Jersey City, NJ
During the thirties, forties and fifties of the last century, Havana was known for its casinos. Artists, mafiosi, politicians and smugglers would mingle with each other in an undercover prosperity of nightlife, salsa and fireworks. They would laugh and drink together. Attracted by this spiral of joy, affluent Americans would travel to Cuba. After the Revolution of 1959 and the rise of the Communist party to power, gambling establishments were shut down and their dazzling shine faded away. It was replaced by Las Vegas. Overnight, Americans managed to build a city in the middle of nowhere, which became the new center of entertainment.
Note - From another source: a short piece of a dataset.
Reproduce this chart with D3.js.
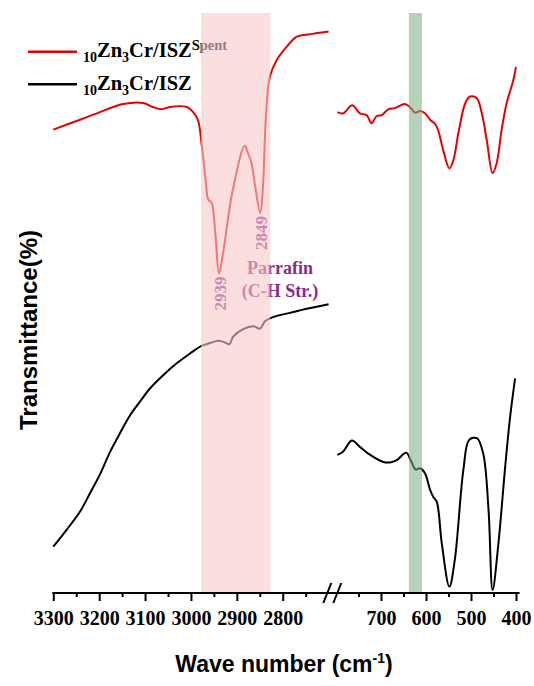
<!DOCTYPE html>
<html>
<head>
<meta charset="utf-8">
<script src="https://cdn.jsdelivr.net/npm/d3@7"></script>
<style>
  html, body { margin: 0; padding: 0; background: #fff; }
  svg { display: block; }
</style>
</head>
<body>
<svg id="chart" width="534" height="686"></svg>
<script>
// FTIR spectra: spent vs. fresh catalyst, broken wavenumber axis

// High-wavenumber segment (C-H stretching region)
const wnSpentHigh = [3300, 3242, 3205, 3148, 3104, 3083, 3064, 3046, 3009, 2996, 2985, 2976, 2968, 2962, 2955, 2947, 2939, 2930, 2910, 2883, 2876, 2868, 2860, 2849, 2843, 2837, 2828, 2813, 2791, 2770, 2734, 2700];
const tSpentHigh  = [79.9, 81.6, 82.7, 84.3, 84.5, 83.8, 83.4, 83.8, 83.8, 83.0, 81.6, 76.9, 71.2, 67.8, 67.3, 62.1, 55.1, 58.6, 69.0, 77.1, 75.9, 74.1, 70.1, 65.5, 70.1, 81.6, 89.0, 91.9, 94.2, 95.9, 96.4, 96.8];

const wnFreshHigh = [3300, 3271, 3242, 3220, 3198, 3177, 3155, 3133, 3111, 3089, 3060, 3031, 3002, 2977, 2958, 2940, 2926, 2916, 2908, 2886, 2864, 2849, 2839, 2820, 2784, 2748, 2700];
const tFreshHigh  = [8.0, 10.9, 14.0, 17.2, 20.5, 24.2, 27.5, 30.6, 33.0, 35.3, 37.6, 39.6, 41.3, 42.6, 43.1, 43.5, 43.2, 42.9, 44.2, 45.5, 46.0, 45.6, 46.8, 47.6, 48.3, 49.0, 49.8];

// Low-wavenumber segment (metal-oxygen region)
const wnSpentLow = [797, 784, 764, 747, 732, 721, 710, 698, 684, 669, 647, 636, 624, 613, 602, 591, 580, 573, 562, 548, 539, 528, 513, 502, 487, 476, 465, 452, 443, 432, 421, 406, 400];
const tSpentLow  = [82.9, 82.7, 84.1, 82.7, 82.4, 81.0, 82.2, 82.4, 83.4, 83.6, 84.3, 83.8, 82.8, 83.1, 82.7, 81.6, 80.9, 79.8, 76.4, 73.2, 74.7, 79.3, 84.4, 85.6, 85.3, 82.7, 78.1, 72.4, 74.1, 79.8, 84.4, 88.4, 90.7];

const wnFreshLow = [797, 784, 765, 747, 724, 695, 680, 665, 644, 634, 623, 613, 602, 591, 584, 576, 565, 548, 536, 517, 504, 487, 473, 461, 452, 439, 424, 413, 402];
const tFreshLow  = [23.8, 24.4, 26.3, 25.2, 23.8, 22.6, 22.5, 22.9, 24.2, 22.9, 21.3, 21.5, 20.6, 17.8, 16.6, 15.7, 8.6, 1.1, 5.7, 21.2, 26.4, 26.7, 24.1, 14.3, 0.5, 8.6, 21.8, 30.4, 37.0];

// Axis ticks
const majorTicksHigh = [3300, 3200, 3100, 3000, 2900, 2800];
const minorTicksHigh = [3250, 3150, 3050, 2950, 2850, 2750];
const majorTicksLow = [700, 600, 500, 400];
const minorTicksLow = [750, 650, 550, 450];

// Highlighted bands and peak labels
const paraffinBand = [2978, 2827];
const mOBand = [638, 609];
const peakLabels = [2939, 2849];

const svg = d3.select("#chart");
const serif = "'Liberation Serif', 'Times New Roman', serif";
const sans = "'Liberation Sans', Arial, sans-serif";

const xHigh = d3.scaleLinear().domain([3300, 2700]).range([53.3, 328.6]);
const xLow = d3.scaleLinear().domain([800, 400]).range([336, 516]);
const y = d3.scaleLinear().domain([0, 100]).range([593, 13]);

const lineHigh = d3.line().x(d => xHigh(d[0])).y(d => y(d[1])).curve(d3.curveCatmullRom.alpha(0.5));
const lineLow = d3.line().x(d => xLow(d[0])).y(d => y(d[1])).curve(d3.curveCatmullRom.alpha(0.5));

const zip = (a, b) => a.map((v, i) => [v, b[i]]);

const red = "#e60000";
const curves = svg.append("g").attr("fill", "none").attr("stroke-width", 2).attr("stroke-linejoin", "round");
curves.append("path").attr("d", lineHigh(zip(wnFreshHigh, tFreshHigh))).attr("stroke", "#000");
curves.append("path").attr("d", lineLow(zip(wnFreshLow, tFreshLow))).attr("stroke", "#000");
curves.append("path").attr("d", lineHigh(zip(wnSpentHigh, tSpentHigh))).attr("stroke", red);
curves.append("path").attr("d", lineLow(zip(wnSpentLow, tSpentLow))).attr("stroke", red);

// Peak annotations on the spent spectrum
const purple = "#8a2a8a";
const peakMin = wn => tSpentHigh[wnSpentHigh.indexOf(wn)];
peakLabels.forEach(wn => {
  svg.append("text")
    .attr("transform", `translate(${xHigh(wn) + 7},${y(peakMin(wn)) + 3}) rotate(-90)`)
    .attr("text-anchor", "end")
    .attr("font-family", serif).attr("font-weight", "bold").attr("font-size", 17)
    .attr("fill", purple)
    .text(wn);
});
const ann = svg.append("text")
  .attr("font-family", serif).attr("font-weight", "bold").attr("font-size", 18)
  .attr("fill", purple).attr("text-anchor", "middle");
ann.append("tspan").attr("x", xHigh(2806)).attr("y", 274).text("Parrafin");
ann.append("tspan").attr("x", xHigh(2806)).attr("y", 297).text("(C-H Str.)");

// Legend
const legend = svg.append("g");
[[red, 51.7, true], ["#000", 84.3, false]].forEach(([c, ly, spent]) => {
  legend.append("line").attr("x1", 28).attr("x2", 77).attr("y1", ly).attr("y2", ly)
    .attr("stroke", c).attr("stroke-width", 2.5);
  const t = legend.append("text").attr("x", 83).attr("y", ly + 5.5)
    .attr("font-family", serif).attr("font-weight", "bold").attr("font-size", 20.5).attr("fill", "#000");
  t.append("tspan").attr("font-size", 14).attr("dy", 5).text("10");
  t.append("tspan").attr("dy", -5).text("Zn");
  t.append("tspan").attr("font-size", 14).attr("dy", 5).text("3");
  t.append("tspan").attr("dy", -5).text("Cr/ISZ");
  if (spent) t.append("tspan").attr("font-size", 14.5).attr("dy", -7.5).text("Spent");
});

// Translucent highlight bands drawn over the spectra
svg.append("rect")
  .attr("x", xHigh(paraffinBand[0])).attr("width", xHigh(paraffinBand[1]) - xHigh(paraffinBand[0]))
  .attr("y", y(100)).attr("height", y(0) - y(100))
  .attr("fill", "rgb(248,200,200)").attr("fill-opacity", 0.6);
svg.append("rect")
  .attr("x", xLow(mOBand[0])).attr("width", xLow(mOBand[1]) - xLow(mOBand[0]))
  .attr("y", y(100)).attr("height", y(0) - y(100))
  .attr("fill", "rgb(120,175,125)").attr("fill-opacity", 0.55);

// Bottom axis with a break between the two segments
const axisY = y(0);
const axisG = svg.append("g").attr("transform", `translate(0,${axisY})`);
function drawAxis(scale, major, minor) {
  const gMaj = axisG.append("g").call(d3.axisBottom(scale).tickValues(major).tickSize(8).tickSizeOuter(0).tickPadding(10).tickFormat(d3.format("d")));
  gMaj.select(".domain").remove();
  gMaj.selectAll(".tick line").attr("stroke", "#000").attr("stroke-width", 2);
  gMaj.selectAll(".tick text")
    .attr("font-family", serif).attr("font-weight", "bold").attr("font-size", 20).attr("fill", "#000");
  const gMin = axisG.append("g").call(d3.axisBottom(scale).tickValues(minor).tickSize(4).tickSizeOuter(0).tickFormat(""));
  gMin.select(".domain").remove();
  gMin.selectAll(".tick line").attr("stroke", "#000").attr("stroke-width", 2);
}
drawAxis(xHigh, majorTicksHigh, minorTicksHigh);
drawAxis(xLow, majorTicksLow, minorTicksLow);
axisG.append("line").attr("x1", xHigh(3300) - 1).attr("x2", xLow(392)).attr("y1", 0).attr("y2", 0)
  .attr("stroke", "#000").attr("stroke-width", 2);

// Break marks
const bx = (xHigh(2700) + xLow(800)) / 2;
[-5, 5].forEach(off => {
  axisG.append("line")
    .attr("x1", bx + off - 4).attr("y1", 10).attr("x2", bx + off + 4).attr("y2", -10)
    .attr("stroke", "#000").attr("stroke-width", 2);
});

// Axis titles
svg.append("text")
  .attr("x", 284).attr("y", 672).attr("text-anchor", "middle")
  .attr("font-family", sans).attr("font-weight", "bold").attr("font-size", 23).attr("fill", "#000")
  .call(t => {
    t.append("tspan").text("Wave number (cm");
    t.append("tspan").attr("font-size", 14).attr("dy", -9).text("-1");
    t.append("tspan").attr("dy", 9).text(")");
  });
svg.append("text")
  .attr("transform", "translate(37,330) rotate(-90)")
  .attr("text-anchor", "middle")
  .attr("font-family", sans).attr("font-weight", "bold").attr("font-size", 24).attr("fill", "#000")
  .text("Transmittance(%)");
</script>
</body>
</html>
A city created in the heart of a desert used to satisfy their vices and the excess that Capitalism allowed.
This exhibition tries to confront two opposing ways to understand the world. On the one hand, the concept that Las Vegas represents, a paradigm of an idle society. On the other hand, Havana, a faded paradise that has become a wasteland of expectations, a place out of its time that has been isolated due to the failure of Egalitarianism.
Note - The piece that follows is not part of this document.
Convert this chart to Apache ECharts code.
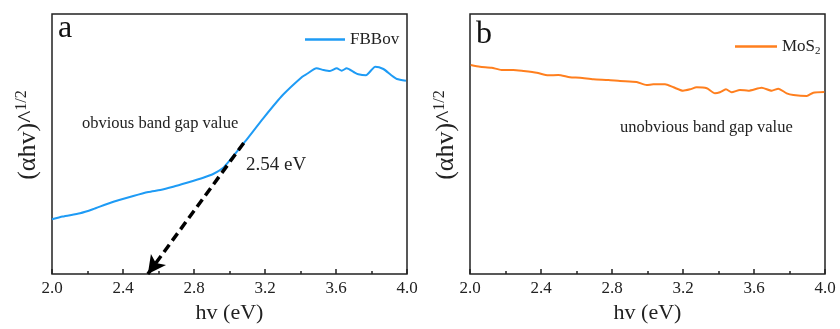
<!DOCTYPE html>
<html>
<head>
<meta charset="utf-8">
<script src="https://cdn.jsdelivr.net/npm/echarts@6/dist/echarts.min.js"></script>
<style>html,body{margin:0;padding:0;background:#fff}#c{width:840px;height:329px}</style>
</head>
<body>
<div id="c"></div>
<script>
// ---- data (y in arbitrary units, 0..260) ----
var xTicks = ['2.0','2.4','2.8','3.2','3.6','4.0'];
var fbbovX = [2.0,2.06,2.158,2.23,2.33,2.458,2.543,2.61,2.683,2.76,2.852,2.908,2.961,3.003,3.087,3.19,3.30,3.41,3.435,3.49,3.53,3.566,3.604,3.632,3.66,3.70,3.726,3.769,3.80,3.82,3.867,3.91,3.943,3.994];
var fbbovY = [54.7,57.5,60.7,64.7,71.3,78,82,84,87.3,91.3,96.3,100,105.7,114,132.3,155.7,179,197.3,200,205.7,204,203,205.7,203.3,205.7,202,199.7,198.7,204,207.3,205,199,195,193.3];
var mos2X = [2.004,2.056,2.122,2.178,2.244,2.30,2.376,2.441,2.497,2.563,2.62,2.695,2.779,2.845,2.939,2.995,3.033,3.099,3.146,3.20,3.24,3.277,3.334,3.38,3.408,3.442,3.474,3.521,3.568,3.643,3.70,3.737,3.784,3.822,3.897,3.934,3.996];
var mos2Y = [209,207.3,206.3,204,204,203,201.3,198.7,199,196.7,196.3,194.7,194,193,192,189,189.7,189.7,186.7,183.3,184.7,186.7,185.7,180.7,181.7,184.7,181.7,184,183.3,186.3,183.3,185.3,180.7,179,178,181.3,182];
var arrowFrom = [3.08, 131];
var arrowTo = [2.54, 0];

function pairs(xs, ys){ return xs.map(function(x,i){return [x, ys[i]];}); }

var FONT = '"Liberation Serif","Times New Roman",serif';
var chart = echarts.init(document.getElementById('c'), null, {renderer:'canvas'});

function xAxis(gi){
  return {
    gridIndex: gi, type:'value', min:2.0, max:4.0, interval:0.4,
    axisLine:{show:false},
    axisTick:{show:true, inside:true, length:5, lineStyle:{color:'#222', width:1.5}},
    minorTick:{show:true, splitNumber:2, length:3, lineStyle:{color:'#222', width:1.5}},
    splitLine:{show:false}, minorSplitLine:{show:false},
    axisLabel:{color:'#222', fontFamily:FONT, fontSize:17, margin:6,
      formatter:function(v){ var s=v.toFixed(1); return xTicks.indexOf(s)>=0 ? s : ''; }},
    name:'hv (eV)', nameLocation:'middle', nameGap:28,
    nameTextStyle:{color:'#222', fontFamily:FONT, fontSize:22}
  };
}
function yAxis(gi){
  return {
    gridIndex: gi, type:'value', min:0, max:260,
    axisLine:{show:false}, axisTick:{show:false}, axisLabel:{show:false}, splitLine:{show:false},
    name:'(αhv)^{sup|1/2}', nameLocation:'middle', nameGap:10,
    nameTextStyle:{color:'#222', fontFamily:FONT, fontSize:26, padding:[0,0,0,18],
      rich:{sup:{fontFamily:FONT, fontSize:16, verticalAlign:'top', padding:[0,0,12,0], color:'#222'}}}
  };
}

chart.setOption({
  animation:false,
  backgroundColor:'#fff',
  grid:[
    {left:52, right:433, top:14, bottom:55, show:true, borderColor:'#222', borderWidth:1.5, backgroundColor:'transparent'},
    {left:470, right:15, top:14, bottom:55, show:true, borderColor:'#222', borderWidth:1.5, backgroundColor:'transparent'}
  ],
  xAxis:[xAxis(0), xAxis(1)],
  yAxis:[yAxis(0), yAxis(1)],
  legend:[
    {data:['FBBov'], left:305, top:31, padding:0, icon:'rect', itemWidth:40, itemHeight:2.5,
     textStyle:{fontFamily:FONT, fontSize:17, color:'#222', padding:[0,0,0,0]}},
    {data:['MoS2'], left:735, top:38, padding:0, icon:'rect', itemWidth:42, itemHeight:2.5,
     formatter:function(n){return 'MoS{sub|2}';},
     textStyle:{fontFamily:FONT, fontSize:17, color:'#222',
       rich:{sub:{fontFamily:FONT, fontSize:11, verticalAlign:'bottom', padding:[9,0,0,0], color:'#222'}}}}
  ],
  series:[
    {name:'FBBov', type:'line', xAxisIndex:0, yAxisIndex:0, data:pairs(fbbovX,fbbovY),
     symbol:'none', smooth:0.2, lineStyle:{color:'#1E9BF5', width:2}, itemStyle:{color:'#1E9BF5'},
     markLine:{silent:true, symbol:['none','arrow'], symbolSize:[14,18],
       lineStyle:{color:'#000', width:3.5, type:[9,5]},
       label:{show:false},
       data:[[{coord:arrowFrom},{coord:arrowTo}]]}},
    {name:'MoS2', type:'line', xAxisIndex:1, yAxisIndex:1, data:pairs(mos2X,mos2Y),
     symbol:'none', smooth:0.2, lineStyle:{color:'#FF7F1E', width:2}, itemStyle:{color:'#FF7F1E'}}
  ],
  graphic:[
    {type:'text', left:58, top:13, style:{text:'a', font:'32px '+FONT, fill:'#111'}},
    {type:'text', left:476, top:19, style:{text:'b', font:'32px '+FONT, fill:'#111'}},
    {type:'text', left:82, top:115, style:{text:'obvious band gap value', font:'16.5px '+FONT, fill:'#222'}},
    {type:'text', left:246, top:156, style:{text:'2.54 eV', font:'19px '+FONT, fill:'#222'}},
    {type:'text', left:620, top:119, style:{text:'unobvious band gap value', font:'16.5px '+FONT, fill:'#222'}}
  ]
});
</script>
</body>
</html>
A comparison between both cities is unacceptable. Each city is located in an extreme. The only thing that connects both cities is an anecdote, a small detail that ends up being crucial for the success of Las Vegas: Gambling. The shining star of Havana fades away in order for it to start dazzling in Las Vegas. These two opposing worlds that have stopped the urge of the world in the 20th century and paradoxically have ended up giving a meaning to emptiness, defeating motivations, leisure winning against work. Constructing dead routes leading nowhere.